Can African startups scale using VC subsidies?

I was born, bred and buttered in Kampala, the capital city of Uganda. Like any other poorly planned city, we have insane morning and evening traffic jams. Although not as legendary as Lagos’, it’s just as frustrating. To beat the traffic, I turn to Safeboda, a ride-hailing app.

Safeboda is arguably Uganda’s most prominent startup, and in Nigeria, it has made inroads in Ibadan, a southwestern city in Oyo state.
 

Key takeaways:

  • In the nascent stage, startups typically choose growth over profits. So they run freebies or lower prices of their products/services, essentially making losses to attract more users. 

  • But sacrificing profits means the startup is unsustainable and needs significant upfront investment to pursue such a strategy. VC firms are often willing to provide this investment for scalable startups. 

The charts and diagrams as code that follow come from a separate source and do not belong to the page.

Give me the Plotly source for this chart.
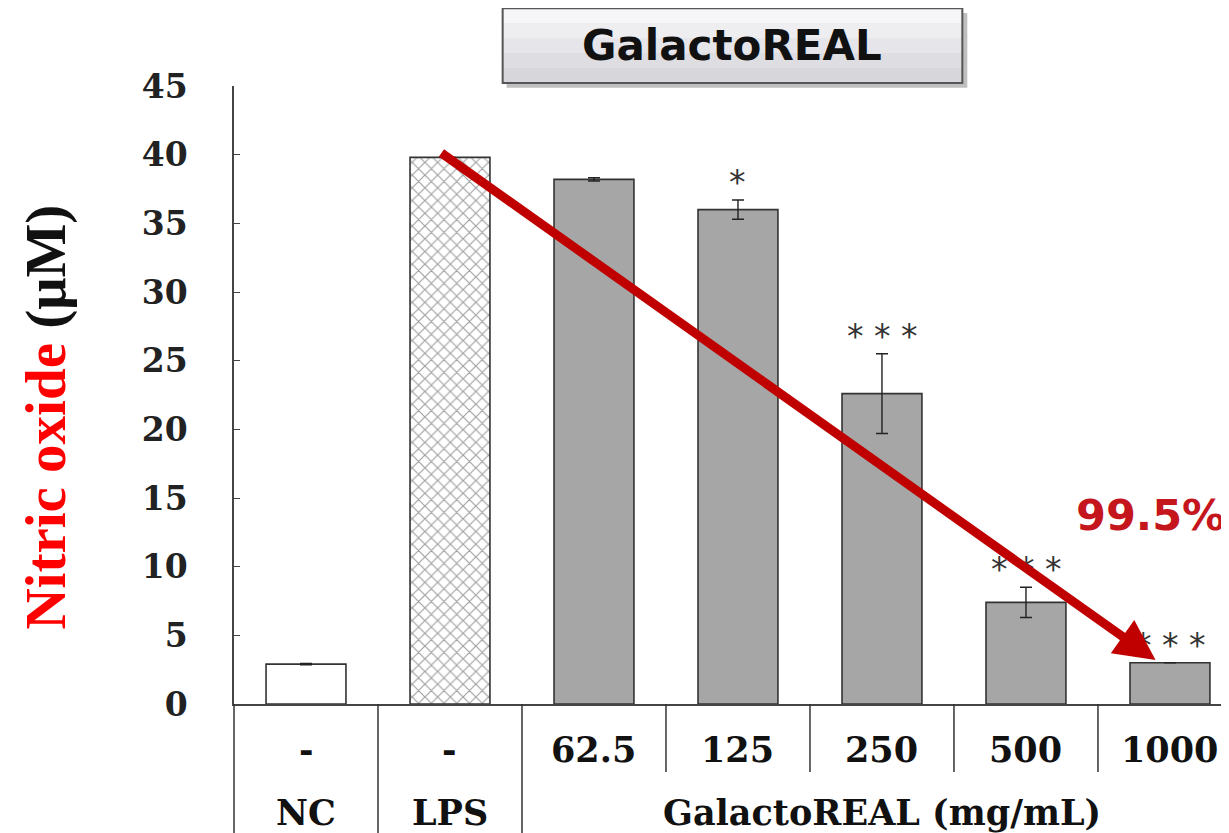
import plotly.graph_objects as go

# ---- data ----
groups = ["NC", "LPS", "62.5", "125", "250", "500", "1000"]
dose_labels = ["-", "-", "62.5", "125", "250", "500", "1000"]
group_labels = ["NC", "LPS", "GalactoREAL (mg/mL)"]
no_values = [2.9, 39.8, 38.2, 36.0, 22.6, 7.4, 3.0]
no_errors = [0.05, 0.0, 0.12, 0.7, 2.9, 1.1, 0.0]
significance = ["", "", "", "*", "* * *", "* * *", "* * *"]
y_ticks = [0, 5, 10, 15, 20, 25, 30, 35, 40, 45]
inhibition_text = "99.5%"
title_text = "GalactoREAL"

x_idx = list(range(len(groups)))
fills = ["white", "white"] + ["#a6a6a6"] * 5
patterns = ["", "x"] + [""] * 5

fig = go.Figure()
fig.add_trace(go.Bar(
    x=x_idx, y=no_values, width=0.555,
    marker=dict(color=fills, line=dict(color="#333333", width=1.6),
                pattern=dict(shape=patterns, fgcolor="#b0b0b0", bgcolor="white",
                             size=9, solidity=0.25)),
    error_y=dict(type="data", array=no_errors, visible=True, color="#222222",
                 thickness=1.4, width=6),
    showlegend=False, hoverinfo="skip",
))

serif = "DejaVu Serif"
ann = []
# significance stars
for i, s in enumerate(significance):
    if s:
        ann.append(dict(x=i, y=no_values[i] + no_errors[i], xref="x", yref="y",
                        text=s, showarrow=False, yanchor="bottom", yshift=-4,
                        font=dict(family="DejaVu Sans", size=33, color="#333333")))
# table row 1 (doses)
for i, t in enumerate(dose_labels):
    ann.append(dict(x=i, y=-0.074, xref="x", yref="paper", text=t,
                    xanchor="center", yanchor="middle", showarrow=False,
                    font=dict(family=serif, size=35, color="#111111", weight="bold")))
# table row 2 (groups)
for xpos, t in zip([0, 1, 4], group_labels):
    ann.append(dict(x=xpos, y=-0.175, xref="x", yref="paper", text=t,
                    xanchor="center", yanchor="middle", showarrow=False,
                    font=dict(family=serif, size=35, color="#111111", weight="bold")))
# y-axis title
ann.append(dict(x=-0.189, y=0.465, xref="paper", yref="paper", textangle=-90,
                xanchor="center", yanchor="middle",
                text="<span style='color:#ff0000'>Nitric oxide</span> (μM)",
                showarrow=False,
                font=dict(family="Liberation Serif", size=57, color="#111111", weight="bold")))
# trend arrow
ann.append(dict(x=5.90, y=3.2, ax=0.93, ay=40.2, xref="x", yref="y", axref="x", ayref="y",
                text="", showarrow=True, arrowhead=2, arrowsize=0.9, arrowwidth=9,
                arrowcolor="#c00000"))
# percentage
ann.append(dict(x=0.998, y=0.306, xref="paper", yref="paper", xanchor="right",
                yanchor="middle", text=inhibition_text, showarrow=False,
                font=dict(family="DejaVu Sans", size=43, color="#c4161c", weight="bold")))
# title
ann.append(dict(x=0.501, y=1.066, xref="paper", yref="paper", text=title_text,
                xanchor="center", yanchor="middle", showarrow=False,
                font=dict(family="DejaVu Sans", size=42, color="#111111", weight="bold")))

shapes = []
# title box: shadow + gradient bands + border
shapes.append(dict(type="rect", xref="paper", yref="paper", x0=0.274, x1=0.737,
                   y0=0.997, y1=1.118, fillcolor="rgba(0,0,0,0.25)", line=dict(width=0)))
bands = ["#f6f6f8", "#eeeef1", "#e6e6ea", "#dedee2", "#d6d6db"]
y_top, y_bot = 1.126, 1.005
h = (y_top - y_bot) / len(bands)
for k, c in enumerate(bands):
    shapes.append(dict(type="rect", xref="paper", yref="paper", x0=0.270, x1=0.732,
                       y0=y_top - (k + 1) * h, y1=y_top - k * h, fillcolor=c,
                       line=dict(width=0)))
shapes.append(dict(type="rect", xref="paper", yref="paper", x0=0.270, x1=0.732,
                   y0=y_bot, y1=y_top, line=dict(color="#555555", width=2)))
# table lines
shapes.append(dict(type="line", xref="paper", yref="paper", x0=0, x1=0, y0=0, y1=-0.22,
                   line=dict(color="#333333", width=1.5)))
for b in [0.5, 1.5]:
    shapes.append(dict(type="line", xref="x", yref="paper", x0=b, x1=b, y0=0, y1=-0.22,
                       line=dict(color="#333333", width=1.5)))
for b in [2.5, 3.5, 4.5, 5.5]:
    shapes.append(dict(type="line", xref="x", yref="paper", x0=b, x1=b, y0=0, y1=-0.11,
                       line=dict(color="#333333", width=1.5)))

fig.update_layout(
    width=1221, height=825,
    margin=dict(l=226, r=0, t=78, b=129),
    paper_bgcolor="white", plot_bgcolor="white",
    annotations=ann, shapes=shapes,
    xaxis=dict(range=[-0.5, 6.41], showticklabels=False, ticks="", showgrid=False,
               zeroline=False, showline=True, linecolor="#444444", linewidth=2),
    yaxis=dict(range=[0, 45], tickvals=y_ticks, ticks="inside", ticklen=6,
               tickcolor="#444444", showgrid=False, zeroline=False, showline=True,
               linecolor="#444444", linewidth=1.5, ticklabelstandoff=38,
               tickfont=dict(family=serif, size=33, color="#222222", weight="bold")),
)

fig.write_html("out.html")
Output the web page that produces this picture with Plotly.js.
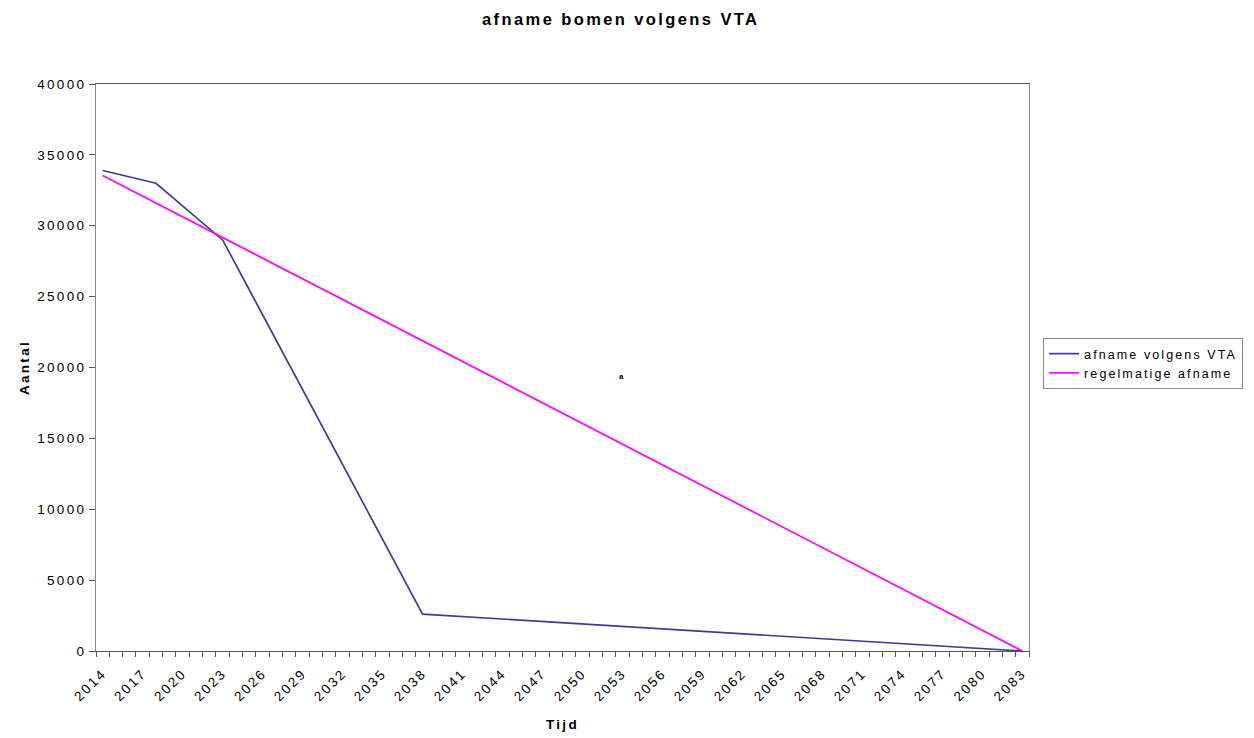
<!DOCTYPE html>
<html>
<head>
<meta charset="utf-8">
<script src="https://cdn.plot.ly/plotly-3.0.1.min.js"></script>
<style>
html,body{margin:0;padding:0;background:#fff;}
#chart{width:1254px;height:738px;}
text{letter-spacing:2.3px;}
text.gtitle{letter-spacing:2.4px;}
text.legendtext{letter-spacing:2.1px;}
</style>
</head>
<body>
<div id="chart"></div>
<script>
const vtaYears = [2014, 2018, 2023, 2038, 2083];
const vtaValues = [33900, 33000, 29000, 2600, 0];
const regYears = [2014, 2083];
const regValues = [33550, 0];
const labelYears = [2014,2017,2020,2023,2026,2029,2032,2035,2038,2041,2044,2047,2050,2053,2056,2059,2062,2065,2068,2071,2074,2077,2080,2083];
const yTicks = [0,5000,10000,15000,20000,25000,30000,35000,40000];

const font = 'Liberation Sans, Arial, sans-serif';
const traces = [
  {x: vtaYears, y: vtaValues, mode: 'lines', name: 'afname volgens VTA', line: {color: '#3c3c9c', width: 1.7}},
  {x: regYears, y: regValues, mode: 'lines', name: 'regelmatige afname', line: {color: '#ff00ff', width: 1.7}}
];
const layout = {
  width: 1254, height: 738,
  margin: {l: 96, r: 224, t: 84, b: 87},
  paper_bgcolor: '#fff', plot_bgcolor: '#fff',
  font: {family: font, size: 12, color: '#000'},
  title: {text: '<b>afname bomen volgens VTA</b>', font: {family: font, size: 16.5}, x: 0.495, xref: 'container', xanchor: 'center', y: 0.974, yanchor: 'middle'},
  xaxis: {
    range: [2013.5, 2083.5], tickmode: 'array', tickvals: labelYears, ticktext: labelYears.map(String),
    tickangle: -45, ticks: '', showgrid: false, zeroline: false, ticklabelstandoff: 8,
    showline: true, linecolor: '#555', linewidth: 1, mirror: true,
    minor: {ticks: 'outside', tick0: 2013.5, dtick: 1, ticklen: 5, tickcolor: '#555', showgrid: false},
    tickfont: {family: font, size: 13.5},
    title: {text: '<b>Tijd</b>', font: {family: font, size: 13.5}, standoff: 16}
  },
  yaxis: {
    range: [0, 40000], tickmode: 'array', tickvals: yTicks, ticktext: yTicks.map(String),
    ticks: 'outside', ticklen: 6, tickcolor: '#555', showgrid: false, zeroline: false,
    showline: true, linecolor: '#888', linewidth: 1, mirror: true,
    tickfont: {family: font, size: 13.5},
    title: {text: '<b>Aantal</b>', font: {family: font, size: 13.5}, standoff: 4}
  },
  legend: {x: 1.014, y: 0.552, xanchor: 'left', yanchor: 'top', bordercolor: '#888', borderwidth: 1,
    font: {family: font, size: 12.5}, bgcolor: '#fff', tracegroupgap: 2, itemwidth: 30},
  annotations: [{x: 2053, y: 19400, xref: 'x', yref: 'y', text: '<b>a</b>', showarrow: false, font: {family: font, size: 8}}],
  showlegend: true
};
Plotly.newPlot('chart', traces, layout, {displayModeBar: false, staticPlot: true});
</script>
</body>
</html>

  • Africa's small consumer market poses problems to this strategy. If there is no market, then freebies may not work. So African startups have to get creative to make user acquisition costs sustainable.


Not only is it convenient crisscrossing through traffic on a Safeboda, but it also has some of the lowest prices per trip. To sweeten the deal, Safeboda has been running promotions for a few months now where users get free trips sporadically. Ugandans have been excited and have taken to social media to share their joy. 

This is not an experience reserved for Safeboda users only. In Nigeria, if you have taken a Bolt or Uber trip in the past, you might have enjoyed the trip, and the price shown was so low that it surprised you. Again, if you’re a regular shopper on Jumia or Konga, you might have purchased a heavily discounted product or gotten free delivery on a food order.

How can these startups afford to give away freebies when the cardinal rule of doing business is to make profits? Are these startups even making money? The straightforward answer is that someone else is covering the difference if you’re not paying full price.